- **Part of a data file**

====

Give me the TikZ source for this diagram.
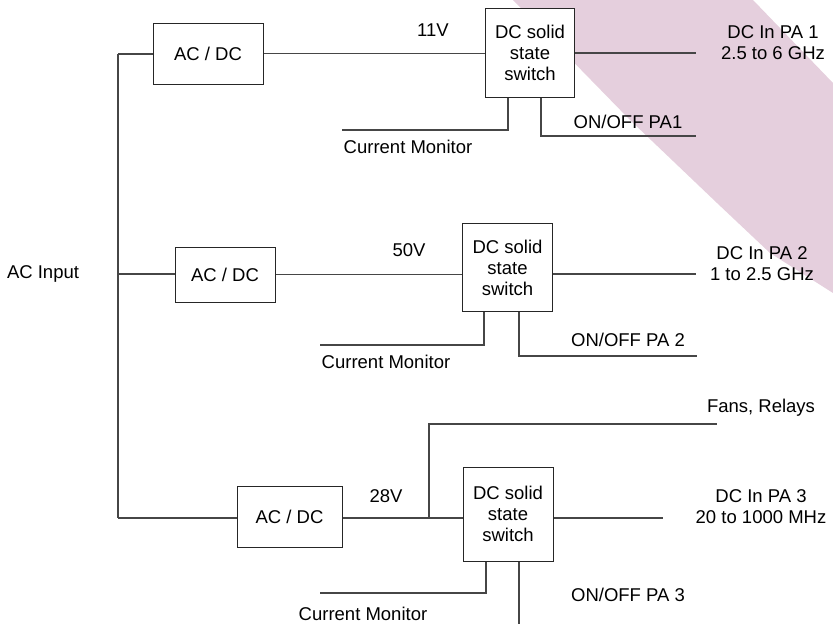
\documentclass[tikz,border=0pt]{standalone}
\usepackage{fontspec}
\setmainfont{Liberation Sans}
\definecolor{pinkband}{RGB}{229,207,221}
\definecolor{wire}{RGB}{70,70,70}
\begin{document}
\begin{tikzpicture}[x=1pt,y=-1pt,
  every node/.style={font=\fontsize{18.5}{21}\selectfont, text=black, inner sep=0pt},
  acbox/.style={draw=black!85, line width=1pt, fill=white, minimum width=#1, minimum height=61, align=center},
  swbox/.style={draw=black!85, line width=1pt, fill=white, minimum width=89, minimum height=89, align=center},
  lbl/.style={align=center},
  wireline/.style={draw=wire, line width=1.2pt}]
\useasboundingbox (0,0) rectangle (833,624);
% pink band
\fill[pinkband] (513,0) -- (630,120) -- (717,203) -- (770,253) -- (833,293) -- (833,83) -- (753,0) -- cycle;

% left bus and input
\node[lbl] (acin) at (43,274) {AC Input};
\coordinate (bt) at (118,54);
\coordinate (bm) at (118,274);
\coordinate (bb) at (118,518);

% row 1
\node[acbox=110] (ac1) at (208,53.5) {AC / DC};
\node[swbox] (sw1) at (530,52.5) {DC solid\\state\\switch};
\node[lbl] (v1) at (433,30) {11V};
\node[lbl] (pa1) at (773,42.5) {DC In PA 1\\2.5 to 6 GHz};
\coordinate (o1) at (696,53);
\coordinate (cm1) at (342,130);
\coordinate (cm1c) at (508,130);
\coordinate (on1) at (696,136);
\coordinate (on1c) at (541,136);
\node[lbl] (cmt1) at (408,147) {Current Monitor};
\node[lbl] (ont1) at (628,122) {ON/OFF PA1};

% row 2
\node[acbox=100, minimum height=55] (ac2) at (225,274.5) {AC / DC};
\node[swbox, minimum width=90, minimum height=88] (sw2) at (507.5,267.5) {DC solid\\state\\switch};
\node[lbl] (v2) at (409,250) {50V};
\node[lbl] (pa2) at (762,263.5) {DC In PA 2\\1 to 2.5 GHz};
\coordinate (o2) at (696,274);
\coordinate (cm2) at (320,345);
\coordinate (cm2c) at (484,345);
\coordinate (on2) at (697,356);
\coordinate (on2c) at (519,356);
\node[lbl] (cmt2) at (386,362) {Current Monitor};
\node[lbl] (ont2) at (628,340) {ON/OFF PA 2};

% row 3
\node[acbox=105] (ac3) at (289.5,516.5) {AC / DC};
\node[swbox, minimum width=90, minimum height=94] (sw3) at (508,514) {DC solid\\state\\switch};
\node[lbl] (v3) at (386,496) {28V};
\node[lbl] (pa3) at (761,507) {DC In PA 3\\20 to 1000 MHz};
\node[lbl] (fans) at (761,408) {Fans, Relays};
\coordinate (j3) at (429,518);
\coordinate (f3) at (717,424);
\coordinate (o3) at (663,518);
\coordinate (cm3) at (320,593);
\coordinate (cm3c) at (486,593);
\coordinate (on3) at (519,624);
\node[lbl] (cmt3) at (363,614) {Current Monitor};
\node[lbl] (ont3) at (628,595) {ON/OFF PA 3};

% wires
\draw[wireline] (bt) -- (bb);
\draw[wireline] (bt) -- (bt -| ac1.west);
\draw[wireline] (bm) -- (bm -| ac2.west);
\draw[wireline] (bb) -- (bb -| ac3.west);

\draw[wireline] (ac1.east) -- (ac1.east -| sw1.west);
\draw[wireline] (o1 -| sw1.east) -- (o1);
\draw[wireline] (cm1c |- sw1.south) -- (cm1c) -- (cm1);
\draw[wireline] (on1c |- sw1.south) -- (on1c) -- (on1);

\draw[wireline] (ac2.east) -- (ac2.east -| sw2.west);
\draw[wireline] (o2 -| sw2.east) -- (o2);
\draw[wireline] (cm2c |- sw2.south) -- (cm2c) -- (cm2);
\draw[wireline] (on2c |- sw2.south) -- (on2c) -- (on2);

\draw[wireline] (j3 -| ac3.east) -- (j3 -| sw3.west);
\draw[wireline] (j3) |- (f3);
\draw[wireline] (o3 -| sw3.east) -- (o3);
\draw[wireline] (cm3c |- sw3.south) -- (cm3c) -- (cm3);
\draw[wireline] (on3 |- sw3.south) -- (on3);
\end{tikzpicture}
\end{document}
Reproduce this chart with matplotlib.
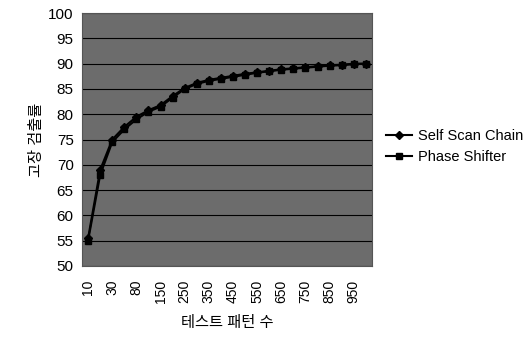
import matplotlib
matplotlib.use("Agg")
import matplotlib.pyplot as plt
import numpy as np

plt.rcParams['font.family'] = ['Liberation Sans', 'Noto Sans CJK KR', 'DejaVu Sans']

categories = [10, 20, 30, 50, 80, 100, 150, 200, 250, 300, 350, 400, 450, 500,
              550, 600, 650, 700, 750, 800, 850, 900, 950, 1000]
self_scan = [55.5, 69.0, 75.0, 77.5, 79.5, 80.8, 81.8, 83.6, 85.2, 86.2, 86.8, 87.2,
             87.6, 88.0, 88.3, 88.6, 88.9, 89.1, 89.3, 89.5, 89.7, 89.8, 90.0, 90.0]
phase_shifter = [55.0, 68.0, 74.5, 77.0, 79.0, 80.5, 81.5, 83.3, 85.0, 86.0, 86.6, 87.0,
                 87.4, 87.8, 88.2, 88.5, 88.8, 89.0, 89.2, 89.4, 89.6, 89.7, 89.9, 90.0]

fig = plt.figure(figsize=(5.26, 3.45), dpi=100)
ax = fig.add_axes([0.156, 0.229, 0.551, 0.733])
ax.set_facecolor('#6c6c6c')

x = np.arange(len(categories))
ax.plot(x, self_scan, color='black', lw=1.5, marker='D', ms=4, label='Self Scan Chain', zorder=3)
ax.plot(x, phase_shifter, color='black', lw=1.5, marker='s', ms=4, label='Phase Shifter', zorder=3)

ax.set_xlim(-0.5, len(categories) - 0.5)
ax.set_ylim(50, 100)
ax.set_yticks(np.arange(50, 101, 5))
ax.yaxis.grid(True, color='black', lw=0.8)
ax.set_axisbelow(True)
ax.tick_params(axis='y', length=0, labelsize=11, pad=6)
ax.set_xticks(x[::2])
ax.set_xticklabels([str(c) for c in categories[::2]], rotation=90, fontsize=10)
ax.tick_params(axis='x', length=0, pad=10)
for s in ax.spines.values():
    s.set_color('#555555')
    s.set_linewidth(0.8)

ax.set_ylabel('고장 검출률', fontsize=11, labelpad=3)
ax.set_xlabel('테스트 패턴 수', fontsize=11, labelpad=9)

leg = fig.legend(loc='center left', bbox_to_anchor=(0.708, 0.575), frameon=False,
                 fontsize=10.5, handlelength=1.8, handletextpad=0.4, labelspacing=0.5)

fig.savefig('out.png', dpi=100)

====

- **Given problem**
Your task is to quote, unchanged, only the lines from the line bearing "Reproduce this chart with matplotlib." through the line bearing "plt.rcParams['font.family'] = ['Liberation"; the pictures are not part of the copy.

- **Written reply**
Reproduce this chart with matplotlib.
import matplotlib
matplotlib.use("Agg")
import matplotlib.pyplot as plt
import numpy as np

plt.rcParams['font.family'] = ['Liberation Sans', 'Noto Sans CJK KR', 'DejaVu Sans']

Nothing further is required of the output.